[start]
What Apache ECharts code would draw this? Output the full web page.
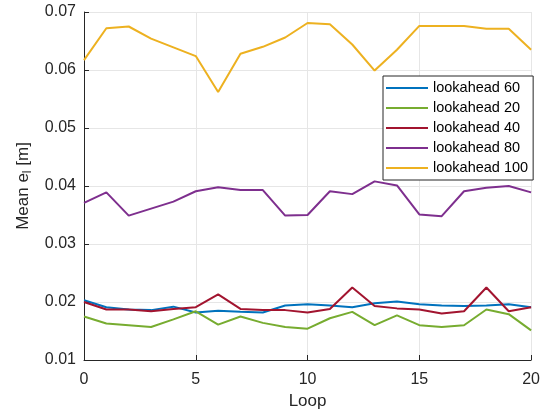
<!DOCTYPE html>
<html>
<head>
<meta charset="utf-8">
<script src="https://cdn.jsdelivr.net/npm/echarts@6/dist/echarts.min.js"></script>
<style>
  html, body { margin: 0; padding: 0; background: #fff; }
  #chart { width: 543px; height: 415px; }
</style>
</head>
<body>
<div id="chart"></div>
<script>
// Loop index 0..20
const loops = [0,1,2,3,4,5,6,7,8,9,10,11,12,13,14,15,16,17,18,19,20];

// Mean lateral error per loop for each lookahead distance
const lookahead60  = [0.0203,0.0191,0.0187,0.0186,0.0192,0.0182,0.0185,0.0183,0.0182,0.0194,0.0196,0.0194,0.0191,0.0198,0.0201,0.0196,0.0194,0.0193,0.0194,0.0196,0.0191];
const lookahead20  = [0.0175,0.0163,0.0160,0.0157,0.0170,0.0184,0.0161,0.0175,0.0164,0.0157,0.0154,0.0172,0.0183,0.0160,0.0177,0.0160,0.0157,0.0160,0.0187,0.0179,0.0151];
const lookahead40  = [0.0200,0.0187,0.0187,0.0184,0.0188,0.0191,0.0213,0.0188,0.0186,0.0186,0.0182,0.0188,0.0225,0.0193,0.0189,0.0187,0.0180,0.0184,0.0225,0.0184,0.0191];
const lookahead80  = [0.0371,0.0389,0.0349,0.0361,0.0373,0.0391,0.0398,0.0393,0.0393,0.0349,0.0350,0.0391,0.0386,0.0408,0.0401,0.0351,0.0348,0.0391,0.0397,0.0400,0.0389];
const lookahead100 = [0.0617,0.0672,0.0675,0.0654,0.0639,0.0624,0.0562,0.0628,0.0640,0.0656,0.0681,0.0679,0.0644,0.0599,0.0635,0.0676,0.0676,0.0676,0.0671,0.0671,0.0635];

const seriesDefs = [
  { name: 'lookahead 60',  data: lookahead60,  color: '#0072BD' },
  { name: 'lookahead 20',  data: lookahead20,  color: '#77AC30' },
  { name: 'lookahead 40',  data: lookahead40,  color: '#A2142F' },
  { name: 'lookahead 80',  data: lookahead80,  color: '#7E2F8E' },
  { name: 'lookahead 100', data: lookahead100, color: '#EDB120' }
];

const font = "'Liberation Sans', Arial, Helvetica, sans-serif";
const ink = '#262626';

const chart = echarts.init(document.getElementById('chart'), null, { renderer: 'canvas' });

chart.setOption({
  animation: false,
  backgroundColor: '#ffffff',
  grid: { left: 84, right: 11, top: 12, bottom: 54, containLabel: false },
  legend: {
    orient: 'vertical',
    left: 383,
    top: 76,
    padding: [4, 5, 4, 3],
    itemGap: 4,
    itemWidth: 42,
    itemHeight: 2,
    icon: 'rect',
    backgroundColor: '#ffffff',
    borderColor: ink,
    borderWidth: 1,
    borderRadius: 0,
    textStyle: { fontFamily: font, fontSize: 14.5, lineHeight: 16, color: '#000' },
    data: seriesDefs.map(s => s.name)
  },
  xAxis: {
    type: 'value',
    min: 0, max: 20, interval: 5,
    name: 'Loop',
    nameLocation: 'middle',
    nameGap: 33,
    nameTextStyle: { fontFamily: font, fontSize: 17, color: ink },
    axisLine: { show: true, onZero: false, lineStyle: { color: ink, width: 1 } },
    axisTick: { show: true, inside: true, length: 5, lineStyle: { color: ink } },
    axisLabel: { fontFamily: font, fontSize: 16, color: ink, margin: 12 },
    splitLine: { show: true, lineStyle: { color: '#e6e6e6', width: 1 } }
  },
  yAxis: {
    type: 'value',
    min: 0.01, max: 0.07, interval: 0.01,
    name: 'Mean e{sub|l} [m]',
    nameLocation: 'middle',
    nameGap: 50,
    nameRotate: 90,
    nameTextStyle: {
      fontFamily: font, fontSize: 17, color: ink,
      rich: { sub: { fontFamily: font, fontSize: 12, color: ink, padding: [9, 0, 0, 0] } }
    },
    axisLine: { show: true, lineStyle: { color: ink, width: 1 } },
    axisTick: { show: true, inside: true, length: 5, lineStyle: { color: ink } },
    axisLabel: {
      fontFamily: font, fontSize: 16, color: ink, margin: 8,
      formatter: v => v.toFixed(2)
    },
    splitLine: { show: true, lineStyle: { color: '#e6e6e6', width: 1 } }
  },
  series: seriesDefs.map(s => ({
    name: s.name,
    type: 'line',
    data: loops.map((x, i) => [x, s.data[i]]),
    symbol: 'none',
    lineStyle: { color: s.color, width: 2 },
    itemStyle: { color: s.color }
  }))
});
</script>
</body>
</html>
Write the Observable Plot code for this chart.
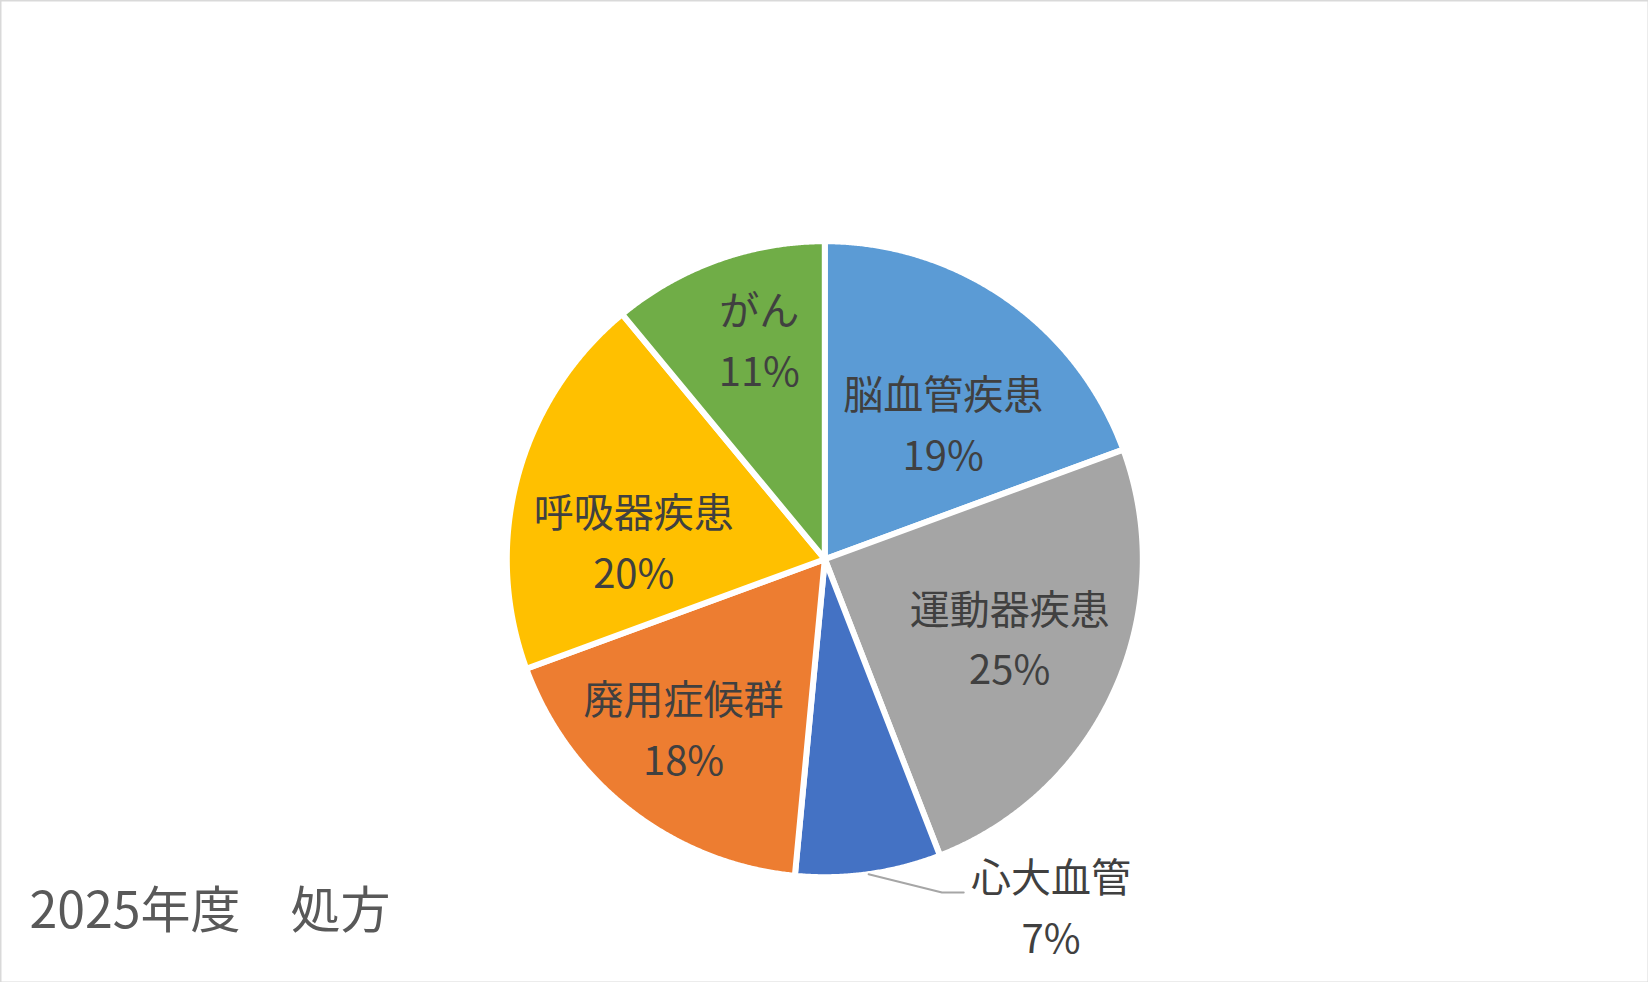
<!DOCTYPE html>
<html>
<head>
<meta charset="utf-8">
<script src="https://cdn.jsdelivr.net/npm/d3@7"></script>
<script src="https://cdn.jsdelivr.net/npm/@observablehq/plot@0.6"></script>
<style>
  html, body { margin: 0; padding: 0; background: #ffffff; }
  #chart { width: 1648px; height: 982px; }
</style>
</head>
<body>
<div id="chart"></div>
<script>
// ---- data ----
const categories = ["脳血管疾患", "運動器疾患", "心大血管", "廃用症候群", "呼吸器疾患", "がん"];
const values = [19.4, 24.7, 7.4, 17.9, 19.6, 11.0];
const colors = ["#5B9BD5", "#A5A5A5", "#4472C4", "#ED7D31", "#FFC000", "#70AD47"];
const title = "2025年度　処方";

// ---- layout (styling only) ----
const W = 1648, H = 982;
const cx = 824.3, cy = 558.7;     // pie centre, px
const unit = 318;                 // px per data unit (pie radius = 1)
const labelFrac = 0.645;
const labelNudge = [[1, 29], [-2, -9], [-2, -6], [-16, 3], [7, 32], [4, -30]]; // px, per category
const font = "'Noto Sans CJK JP', 'Noto Sans', sans-serif";

const total = d3.sum(values);
const arcs = d3.pie().sort(null).value(d => d)(values);

// slice polygons in data space (radius 1)
const slicePts = [];
arcs.forEach((a, i) => {
  const name = categories[i];
  slicePts.push({name, x: 0, y: 0});
  const n = Math.max(2, Math.ceil((a.endAngle - a.startAngle) / (Math.PI / 720)));
  for (let k = 0; k <= n; k++) {
    const t = a.startAngle + (a.endAngle - a.startAngle) * k / n;
    slicePts.push({name, x: Math.sin(t), y: Math.cos(t)});
  }
  slicePts.push({name, x: 0, y: 0});
});

const labels = [], leader = [];
arcs.forEach((a, i) => {
  const m = (a.startAngle + a.endAngle) / 2;
  const pct = Math.round(values[i] / total * 100);
  const text = categories[i] + "\n" + pct + "%";
  const [nx, ny] = labelNudge[i];
  if (values[i] / total >= 0.1) {
    labels.push({text, x: labelFrac * Math.sin(m), y: labelFrac * Math.cos(m), dx: nx, dy: ny});
  } else {
    const sx = Math.sin(m), sy = Math.cos(m);
    const ex = sx + 73.4 / unit, ey = sy - 18.3 / unit;
    const fx = ex + 21.7 / unit, fy = ey;
    leader.push({x: sx, y: sy}, {x: ex, y: ey}, {x: fx, y: fy});
    labels.push({text, x: fx + 89.3 / unit, y: fy - 16.8 / unit, dx: nx, dy: ny});
  }
});

const chart = Plot.plot({
  width: W,
  height: H,
  margin: 0,
  x: {domain: [-cx / unit, (W - cx) / unit], axis: null},
  y: {domain: [-(H - cy) / unit, cy / unit], axis: null},
  color: {domain: categories, range: colors},
  style: {fontFamily: font, background: "#ffffff"},
  marks: [
    Plot.frame({stroke: "#d9d9d9", strokeWidth: 2}),
    Plot.line(slicePts, {
      x: "x", y: "y", z: "name", fill: "name",
      stroke: "white", strokeWidth: 6, strokeLinejoin: "round", curve: "linear"
    }),
    Plot.line(leader, {x: "x", y: "y", stroke: "#a6a6a6", strokeWidth: 2}),
    ...labels.map(l => Plot.text([l], {
      x: "x", y: "y", text: "text", dx: l.dx, dy: l.dy, fontSize: 40, lineHeight: 1.52,
      fill: "#404040", textAnchor: "middle", lineAnchor: "middle", fontFamily: font
    })),
    Plot.text([title], {
      text: d => d, frameAnchor: "bottom-left", dx: 29, dy: -55,
      textAnchor: "start", lineAnchor: "bottom", fontSize: 50,
      fill: "#595959", fontFamily: font
    })
  ]
});

document.getElementById("chart").appendChild(chart);
</script>
</body>
</html>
[end]
Short task: Everything from the first line to the line with "loops = [0,1,2,3,4,5,6,7,8,9,10,11,12,13,14,15,16,17,18,19,20];" must be repeated exactly, and nothing else. Leave the pictures out.

Solution for this exercise:
What Apache ECharts code would draw this? Output the full web page.
<!DOCTYPE html>
<html>
<head>
<meta charset="utf-8">
<script src="https://cdn.jsdelivr.net/npm/echarts@6/dist/echarts.min.js"></script>
<style>
  html, body { margin: 0; padding: 0; background: #fff; }
  #chart { width: 543px; height: 415px; }
</style>
</head>
<body>
<div id="chart"></div>
<script>
// Loop index 0..20
const loops = [0,1,2,3,4,5,6,7,8,9,10,11,12,13,14,15,16,17,18,19,20];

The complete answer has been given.